One can cherry pick examples of coaching changes where programs improved in two, three, four, five, six, seven, eight and any number of years. There have been enough examples over the 125 of post-Camp college football there you can find pretty much an example to use as "support" for any argument.
What we know if the the metric for Charlie Strong staying at Texas was the team show "improvement." If you want to call running your feature back 52 times and losing against Kansas "improvement," you certainly convince yourself a game like that is indicative of a team that is playing better and better on a consistent basis.
But using Charlie Strong's record as support for an argument that he should be retained because he is about to do the same thing at Texas is absurd. It is about as valid as saying LSU should hire Les Miles as their coach because he has shown he can win a national championship at LSU. He won one in his third year at LSU, so we should expect him to win a national championship in his third year wherever he is hired (including back at LSU) because if it happened once, it will happen time and time again.
It doesn't work that way. Nothing Charlie Strong did at Louisville should be a factor in deciding whether to fire him or not. The two situations are totally disconnected.

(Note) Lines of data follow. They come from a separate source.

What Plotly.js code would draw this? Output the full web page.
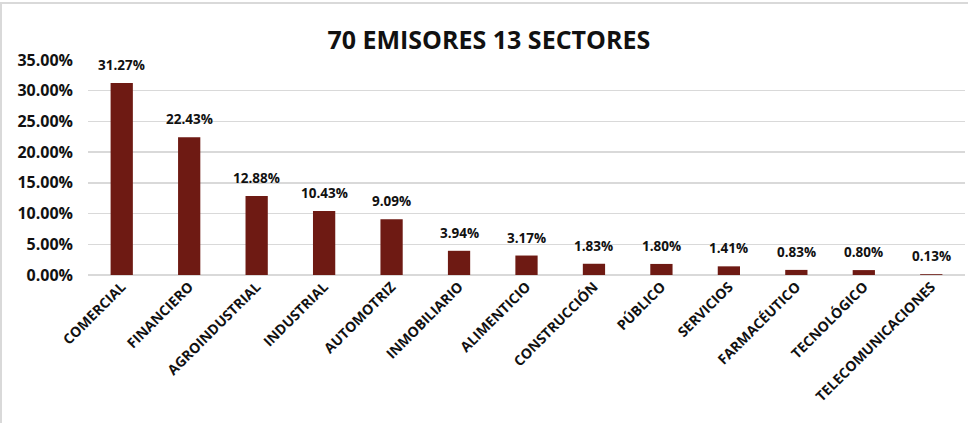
<!DOCTYPE html>
<html><head><meta charset="utf-8">
<script src="https://cdn.plot.ly/plotly-3.0.1.min.js"></script>
<style>body{margin:0;background:#fff;overflow:hidden}#frame{position:absolute;left:0;top:2px;width:972px;height:430px;border:2px solid #d9d9d9;box-sizing:border-box;pointer-events:none;z-index:5}</style>
</head><body>
<div id="chart" style="width:968px;height:423px"></div>
<div id="frame"></div>
<script>
const categories = ["COMERCIAL","FINANCIERO","AGROINDUSTRIAL","INDUSTRIAL","AUTOMOTRIZ","INMOBILIARIO","ALIMENTICIO","CONSTRUCCIÓN","PÚBLICO","SERVICIOS","FARMACÉUTICO","TECNOLÓGICO","TELECOMUNICACIONES"];
const shares = [31.27,22.43,12.88,10.43,9.09,3.94,3.17,1.83,1.80,1.41,0.83,0.80,0.13];
const yTicks = [0,5,10,15,20,25,30,35];
const yTickLabels = yTicks.map(v => v.toFixed(2) + "%");

const font = "Open Sans, Noto Sans, sans-serif";
const labels = categories.map((c, i) => ({
  x: c, y: shares[i], xref: "x", yref: "y",
  text: shares[i].toFixed(2) + "%", showarrow: false,
  yanchor: "bottom", yshift: 7,
  font: {family: font, size: 13.5, color: "#111", weight: 700}
}));
Plotly.newPlot("chart", [{
  type: "bar",
  x: categories,
  y: shares,
  width: 0.33,
  marker: {color: "#6E1A13"},
  hoverinfo: "skip"
}], {
  width: 968, height: 423,
  margin: {l: 88, r: 3, t: 60, b: 148},
  paper_bgcolor: "#fff", plot_bgcolor: "#fff",
  title: {text: "70 EMISORES 13 SECTORES", x: 0.505, xanchor: "center", y: 0.905, yanchor: "middle",
          font: {family: font, size: 25, color: "#111", weight: 700}},
  xaxis: {tickangle: -45, tickfont: {family: font, size: 14, color: "#111", weight: 700},
          showgrid: false, showline: false, ticks: "", automargin: false},
  yaxis: {range: [0, 35], tickvals: yTicks, ticktext: yTickLabels,
          tickfont: {family: font, size: 16, color: "#111", weight: 700},
          ticklabelstandoff: 14,
          gridcolor: "#d9d9d9", gridwidth: 1.5, zeroline: true, zerolinecolor: "#d9d9d9", zerolinewidth: 1.5,
          showline: false, ticks: "", automargin: false},
  annotations: labels,
  showlegend: false
}, {displayModeBar: false, staticPlot: true});
</script>
</body></html>
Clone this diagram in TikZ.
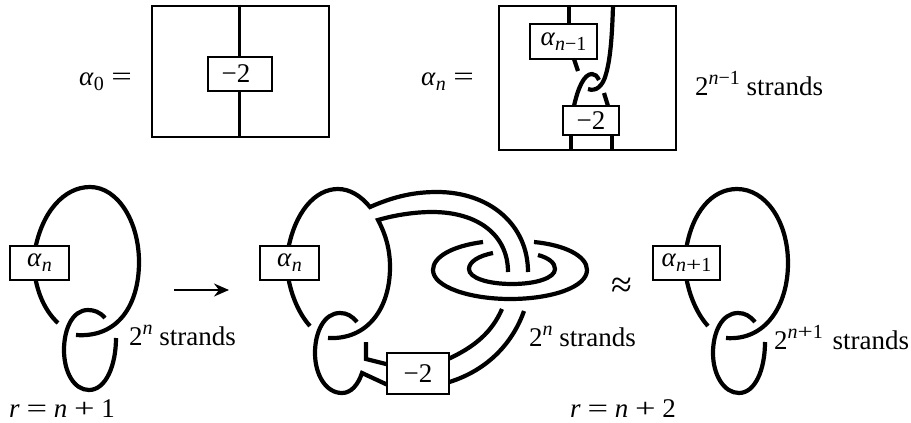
\documentclass[tikz,border=0pt]{standalone}
\usepackage{fontspec}
\usepackage{graphicx}
\setmainfont{Liberation Serif}
\usetikzlibrary{arrows.meta}
\newcommand{\mi}[1]{\textit{#1}}
\newcommand{\sbs}[1]{\raisebox{-5pt}{\fontsize{20}{20}\selectfont #1}}
\newcommand{\sps}[1]{\raisebox{11pt}{\fontsize{20}{20}\selectfont #1}}
\newcommand{\bigeq}{\scalebox{1.35}[1]{=}}
\newcommand{\bigpl}{\scalebox{1.35}[1]{+}}
\tikzset{
  strand/.style={line width=4.2pt,line cap=butt,line join=miter},
  frame/.style={draw,line width=2.8pt,fill=white,inner sep=0pt},
  lab/.style={inner sep=0pt,font=\fontsize{27}{27}\selectfont}
}
\begin{document}
\begin{tikzpicture}[x=1pt,y=-1pt]
\useasboundingbox (0,0) rectangle (911,423);
% top left
\node[frame,minimum width=177pt,minimum height=131pt] (A) at (240.5,71.5) {};
\draw[line width=2.8pt] (A.north -| 239.5,0) -- (A.south -| 239.5,0);
\node[frame,lab,minimum width=64pt,minimum height=34pt] (B) at (240,74) {\hspace*{-8pt}−2};
\node[lab,anchor=base west] (t1) at (79,85) {\mi{α}\sbs{0}\;\bigeq};
% top right
\node[frame,minimum width=177pt,minimum height=144pt] (C) at (587.5,78) {};
\draw[strand] (569,6) -- (569,24);
\draw[strand] (574,59) -- (578,71);
\draw[strand] (574,106) .. controls (578,88) and (584,74) .. (592,74) .. controls (595,74) and (597,76) .. (599,80);
\draw[strand] (613,6) .. controls (612,40) and (610,60) .. (606,74) .. controls (603,86) and (596,92) .. (588,89);
\draw[strand] (604,93) -- (608,106);
\draw[strand] (571,135) -- (571,150);
\draw[strand] (612,135) -- (612,150);
\node[frame,lab,minimum width=67pt,minimum height=35pt] (D) at (563.5,41.5) {\mi{α}\sbs{\mi{n}−1}};
\node[frame,lab,minimum width=56pt,minimum height=29pt] (E) at (591,120.5) {−2};
\node[lab,anchor=base west] (t2) at (421,85) {\mi{α}\sbs{\mi{n}}\;\bigeq};
\node[lab,anchor=base west] (t3) at (695,95) {2\sps{\mi{n}−1} strands};
% bottom left
\draw[strand] (35,250) .. controls (42,212) and (64,187) .. (90,187) .. controls (118,187) and (139,222) .. (139,262) .. controls (139,305) and (118,338) .. (76,335);
\draw[strand] (35,276) .. controls (38,295) and (46,312) .. (58,323);
\draw[strand] (105,318) .. controls (100,312) and (94,310) .. (88,310) .. controls (72,310) and (64,330) .. (64,350) .. controls (64,372) and (74,390) .. (89,390) .. controls (106,390) and (116,365) .. (116,338);
\node[frame,lab,minimum width=59pt,minimum height=34pt] (F) at (39.5,263) {\mi{α}\sbs{\mi{n}}};
\coordinate (a1) at (174,290);
\coordinate (a2) at (229,290);
\draw[line width=2.2pt,-{Stealth[length=15pt,width=13pt,inset=5pt]}] (a1) -- (a2);
\node[lab,anchor=base west] (t4) at (129,345) {2\sps{\mi{n}} strands};
\node[lab,anchor=base west] (t5) at (9,417) {\mi{r} \bigeq{} \mi{n} \bigpl{} 1};
% middle
\draw[strand] (288,250) .. controls (295,212) and (315,189) .. (338,189) .. controls (350,189) and (361,196) .. (370,207) .. controls (395,196) and (415,192) .. (437,192) .. controls (490,192) and (528,225) .. (528,272);
\draw[strand] (508,272) .. controls (508,235) and (478,212) .. (432,212) .. controls (415,212) and (395,215) .. (378,220) .. controls (386,235) and (390,250) .. (390,267) .. controls (390,308) and (368,340) .. (328,338);
\draw[strand] (288,276) .. controls (291,295) and (299,314) .. (310,326);
\draw[strand] (357,322) .. controls (352,316) and (347,313) .. (340,313) .. controls (324,313) and (315,332) .. (315,353) .. controls (315,375) and (326,393) .. (342,393) .. controls (351,393) and (358,385) .. (362,373) -- (390,386);
\draw[strand] (366,342) -- (366,359) -- (390,365);
\draw[strand] (446,360) .. controls (475,347) and (492,332) .. (502,309);
\draw[strand] (446,383) .. controls (485,372) and (512,345) .. (524,311);
\draw[strand] (483,242) .. controls (452,246) and (433,257) .. (433,270) .. controls (433,287) and (470,299) .. (510,299) .. controls (552,299) and (587,287) .. (587,270) .. controls (587,256) and (565,245) .. (534,242);
\draw[strand] (493,253) .. controls (478,256) and (469,262) .. (469,269) .. controls (469,278) and (488,284) .. (512,284) .. controls (536,284) and (555,278) .. (555,269) .. controls (555,263) and (549,258) .. (538,255);
\node[frame,lab,minimum width=59pt,minimum height=34pt] (G) at (289.5,263) {\mi{α}\sbs{\mi{n}}};
\node[frame,lab,minimum width=62pt,minimum height=41pt] (H) at (418,373.5) {−2};
\node[lab,anchor=base west] (t6) at (529,346) {2\sps{\mi{n}} strands};
\node[lab] (t7) at (622,288) {\scalebox{1.4}{≈}};
\node[lab,anchor=base west] (t8) at (570,417) {\mi{r} \bigeq{} \mi{n} \bigpl{} 2};
% right
\draw[strand] (686,250) .. controls (692,212) and (712,189) .. (737,189) .. controls (766,189) and (788,222) .. (788,263) .. controls (788,305) and (766,341) .. (726,338);
\draw[strand] (686,276) .. controls (689,295) and (697,314) .. (708,326);
\draw[strand] (755,322) .. controls (750,316) and (745,313) .. (738,313) .. controls (722,313) and (713,332) .. (713,353) .. controls (713,375) and (724,393) .. (739,393) .. controls (755,393) and (765,370) .. (765,342);
\node[frame,lab,minimum width=67pt,minimum height=34pt] (I) at (686.5,263) {\mi{α}\sbs{\mi{n}\bigpl{}1}};
\node[lab,anchor=base west] (t9) at (774,349) {2\sps{\mi{n}\bigpl{}1}\hspace{3pt} strands};
\end{tikzpicture}
\end{document}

My personal opinion is that Charlie's personality fit well with the mid-major status of Louisville where the media and booster demands were less than at UT. He is somewhat introverted and not suited well to the booster and media demands at Texas. he would MUCH rather be in the coaches offices than dealing with other program demands. At Louisville, he had the time to spend with the players and assistant coaches and wasn't as dependent on his coordinators to entirely run their side of the ball. I don't think Charlie has spent the time in Texas to understand who the young position coaches who also have strong recruiting relationships are and, as a result, he listens to the advice of others and makes mistakes like hiring Jennings. Charlie isn't good at evaluating coordinators.
Charlie has some big time weaknesses that make him a poor fit at a program like Texas. Charlie will never be the right coach for Texas, regardless of what he did in his third or fourth year at Louisville.